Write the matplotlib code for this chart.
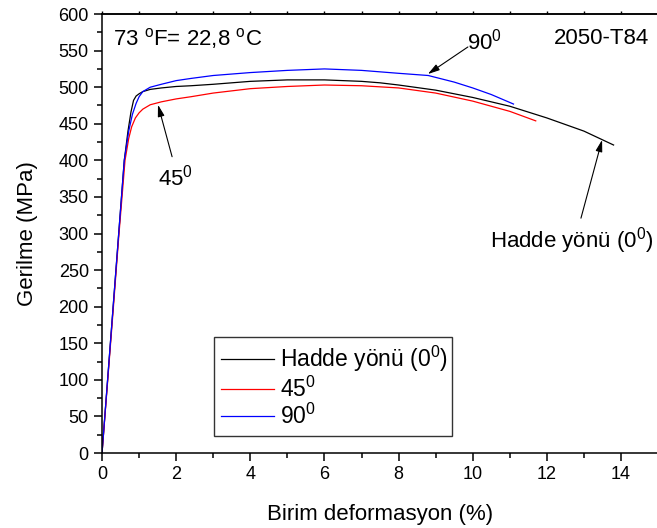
import matplotlib
matplotlib.use("Agg")
import matplotlib.pyplot as plt
from matplotlib.ticker import MultipleLocator

plt.rcParams['font.family'] = ['Liberation Sans', 'DejaVu Sans']
plt.rcParams['mathtext.fontset'] = 'custom'
plt.rcParams['mathtext.rm'] = 'Liberation Sans'
plt.rcParams['mathtext.it'] = 'Liberation Sans'

# Hadde yönü (0 derece)
strain_0 = [0, 0.15, 0.3, 0.45, 0.6, 0.7, 0.78, 0.85, 0.92, 1.0, 1.1, 1.3, 1.6, 2.0, 2.4,
            3.0, 4.0, 5.0, 6.0, 7.0, 7.5, 8.0, 9.0, 10.0, 11.0, 12.0, 13.0, 13.8]
stress_0 = [0, 100, 200, 300, 400, 440, 466, 482, 488, 491, 494, 497, 499, 501, 502,
            504, 508, 510, 510, 508, 506, 503, 496, 486, 474, 458, 440, 421]

# 45 derece
strain_45 = [0, 0.15, 0.3, 0.45, 0.62, 0.72, 0.8, 0.9, 1.0, 1.1, 1.3, 1.6, 2.0, 2.4,
             3.0, 4.0, 5.0, 6.0, 7.0, 8.0, 9.0, 10.0, 11.0, 11.7]
stress_45 = [0, 97, 195, 295, 400, 430, 446, 458, 465, 470, 476, 480, 484, 487,
             492, 498, 501, 503, 502, 499, 492, 481, 467, 454]

# 90 derece
strain_90 = [0, 0.15, 0.3, 0.45, 0.6, 0.72, 0.82, 0.92, 1.0, 1.1, 1.3, 1.6, 2.0, 2.4,
             3.0, 4.0, 5.0, 6.0, 7.0, 8.0, 8.8, 9.5, 10.0, 10.5, 11.1]
stress_90 = [0, 100, 200, 300, 400, 440, 463, 478, 487, 494, 500, 504, 509, 512,
             516, 520, 523, 525, 523, 519, 516, 507, 499, 490, 477]

fig = plt.figure(figsize=(6.57, 5.28), dpi=100)
ax = fig.add_axes([0.1553, 0.142, 0.8463, 0.8314])

ax.plot(strain_0, stress_0, color='black', lw=0.9, label='Hadde yönü (0$^0$)')
ax.plot(strain_45, stress_45, color='red', lw=0.9, label='45$^0$')
ax.plot(strain_90, stress_90, color='blue', lw=0.9, label='90$^0$')

ax.set_xlim(0, 15)
ax.set_ylim(0, 600)
ax.xaxis.set_major_locator(MultipleLocator(2))
ax.xaxis.set_minor_locator(MultipleLocator(1))
ax.yaxis.set_major_locator(MultipleLocator(50))
ax.yaxis.set_minor_locator(MultipleLocator(25))
ax.tick_params(which='major', direction='out', length=6, width=1.1, labelsize=13)
ax.tick_params(which='minor', direction='out', length=3.5, width=1.1)
ax.spines['right'].set_visible(False)
for s in ['left', 'bottom', 'top']:
    ax.spines[s].set_linewidth(1.1)

top = ax.secondary_xaxis('top')
top.xaxis.set_major_locator(MultipleLocator(1))
top.tick_params(direction='out', length=2, width=1.0, labeltop=False)
top.spines['top'].set_linewidth(1.1)

ax.set_xlabel('Birim deformasyon (%)', fontsize=16, labelpad=15)
ax.set_ylabel('Gerilme (MPa)', fontsize=16, labelpad=15)

ax.text(0.3, 567, '73 $^{\\rm o}$F= 22,8 $^{\\rm o}$C', fontsize=16, va='center', ha='left')
ax.text(14.75, 567, '2050-T84', fontsize=16, va='center', ha='right')

arrow = dict(arrowstyle='-|>,head_length=0.7,head_width=0.2', color='black', lw=0.8,
             shrinkA=0, shrinkB=0)
ax.annotate('', xy=(1.51, 476), xytext=(1.89, 405), arrowprops=arrow)
ax.text(1.97, 377, '45$^0$', fontsize=16, ha='center', va='center')
ax.annotate('', xy=(8.79, 518), xytext=(9.87, 555), arrowprops=arrow)
ax.text(10.33, 562, '90$^0$', fontsize=16, ha='center', va='center')
ax.annotate('', xy=(13.49, 428), xytext=(12.92, 321), arrowprops=arrow)
ax.text(12.68, 291, 'Hadde yönü (0$^0$)', fontsize=16, ha='center', va='center')

leg = ax.legend(loc='lower left', bbox_to_anchor=(0.2014, 0.0387, 0.428, 0.232),
                mode='expand', fontsize=16.5, frameon=True, fancybox=False,
                edgecolor='black', borderaxespad=0, handlelength=2.3,
                handletextpad=0.3, labelspacing=0.1, borderpad=0.3)
leg.get_frame().set_linewidth(1.0)

fig.savefig('out.png', dpi=100)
● ● ●
■ Required work ■
Leave every image out, and retype the material exactly.

■ Full solution ■
Write the matplotlib code for this chart.
import matplotlib
matplotlib.use("Agg")
import matplotlib.pyplot as plt
from matplotlib.ticker import MultipleLocator

plt.rcParams['font.family'] = ['Liberation Sans', 'DejaVu Sans']
plt.rcParams['mathtext.fontset'] = 'custom'
plt.rcParams['mathtext.rm'] = 'Liberation Sans'
plt.rcParams['mathtext.it'] = 'Liberation Sans'

# Hadde yönü (0 derece)
strain_0 = [0, 0.15, 0.3, 0.45, 0.6, 0.7, 0.78, 0.85, 0.92, 1.0, 1.1, 1.3, 1.6, 2.0, 2.4,
            3.0, 4.0, 5.0, 6.0, 7.0, 7.5, 8.0, 9.0, 10.0, 11.0, 12.0, 13.0, 13.8]
stress_0 = [0, 100, 200, 300, 400, 440, 466, 482, 488, 491, 494, 497, 499, 501, 502,
            504, 508, 510, 510, 508, 506, 503, 496, 486, 474, 458, 440, 421]

# 45 derece
strain_45 = [0, 0.15, 0.3, 0.45, 0.62, 0.72, 0.8, 0.9, 1.0, 1.1, 1.3, 1.6, 2.0, 2.4,
             3.0, 4.0, 5.0, 6.0, 7.0, 8.0, 9.0, 10.0, 11.0, 11.7]
stress_45 = [0, 97, 195, 295, 400, 430, 446, 458, 465, 470, 476, 480, 484, 487,
             492, 498, 501, 503, 502, 499, 492, 481, 467, 454]

# 90 derece
strain_90 = [0, 0.15, 0.3, 0.45, 0.6, 0.72, 0.82, 0.92, 1.0, 1.1, 1.3, 1.6, 2.0, 2.4,
             3.0, 4.0, 5.0, 6.0, 7.0, 8.0, 8.8, 9.5, 10.0, 10.5, 11.1]
stress_90 = [0, 100, 200, 300, 400, 440, 463, 478, 487, 494, 500, 504, 509, 512,
             516, 520, 523, 525, 523, 519, 516, 507, 499, 490, 477]

fig = plt.figure(figsize=(6.57, 5.28), dpi=100)
ax = fig.add_axes([0.1553, 0.142, 0.8463, 0.8314])

ax.plot(strain_0, stress_0, color='black', lw=0.9, label='Hadde yönü (0$^0$)')
ax.plot(strain_45, stress_45, color='red', lw=0.9, label='45$^0$')
ax.plot(strain_90, stress_90, color='blue', lw=0.9, label='90$^0$')

ax.set_xlim(0, 15)
ax.set_ylim(0, 600)
ax.xaxis.set_major_locator(MultipleLocator(2))
ax.xaxis.set_minor_locator(MultipleLocator(1))
ax.yaxis.set_major_locator(MultipleLocator(50))
ax.yaxis.set_minor_locator(MultipleLocator(25))
ax.tick_params(which='major', direction='out', length=6, width=1.1, labelsize=13)
ax.tick_params(which='minor', direction='out', length=3.5, width=1.1)
ax.spines['right'].set_visible(False)
for s in ['left', 'bottom', 'top']:
    ax.spines[s].set_linewidth(1.1)

top = ax.secondary_xaxis('top')
top.xaxis.set_major_locator(MultipleLocator(1))
top.tick_params(direction='out', length=2, width=1.0, labeltop=False)
top.spines['top'].set_linewidth(1.1)

ax.set_xlabel('Birim deformasyon (%)', fontsize=16, labelpad=15)
ax.set_ylabel('Gerilme (MPa)', fontsize=16, labelpad=15)

ax.text(0.3, 567, '73 $^{\\rm o}$F= 22,8 $^{\\rm o}$C', fontsize=16, va='center', ha='left')
ax.text(14.75, 567, '2050-T84', fontsize=16, va='center', ha='right')

arrow = dict(arrowstyle='-|>,head_length=0.7,head_width=0.2', color='black', lw=0.8,
             shrinkA=0, shrinkB=0)
ax.annotate('', xy=(1.51, 476), xytext=(1.89, 405), arrowprops=arrow)
ax.text(1.97, 377, '45$^0$', fontsize=16, ha='center', va='center')
ax.annotate('', xy=(8.79, 518), xytext=(9.87, 555), arrowprops=arrow)
ax.text(10.33, 562, '90$^0$', fontsize=16, ha='center', va='center')
ax.annotate('', xy=(13.49, 428), xytext=(12.92, 321), arrowprops=arrow)
ax.text(12.68, 291, 'Hadde yönü (0$^0$)', fontsize=16, ha='center', va='center')

leg = ax.legend(loc='lower left', bbox_to_anchor=(0.2014, 0.0387, 0.428, 0.232),
                mode='expand', fontsize=16.5, frameon=True, fancybox=False,
                edgecolor='black', borderaxespad=0, handlelength=2.3,
                handletextpad=0.3, labelspacing=0.1, borderpad=0.3)
leg.get_frame().set_linewidth(1.0)

fig.savefig('out.png', dpi=100)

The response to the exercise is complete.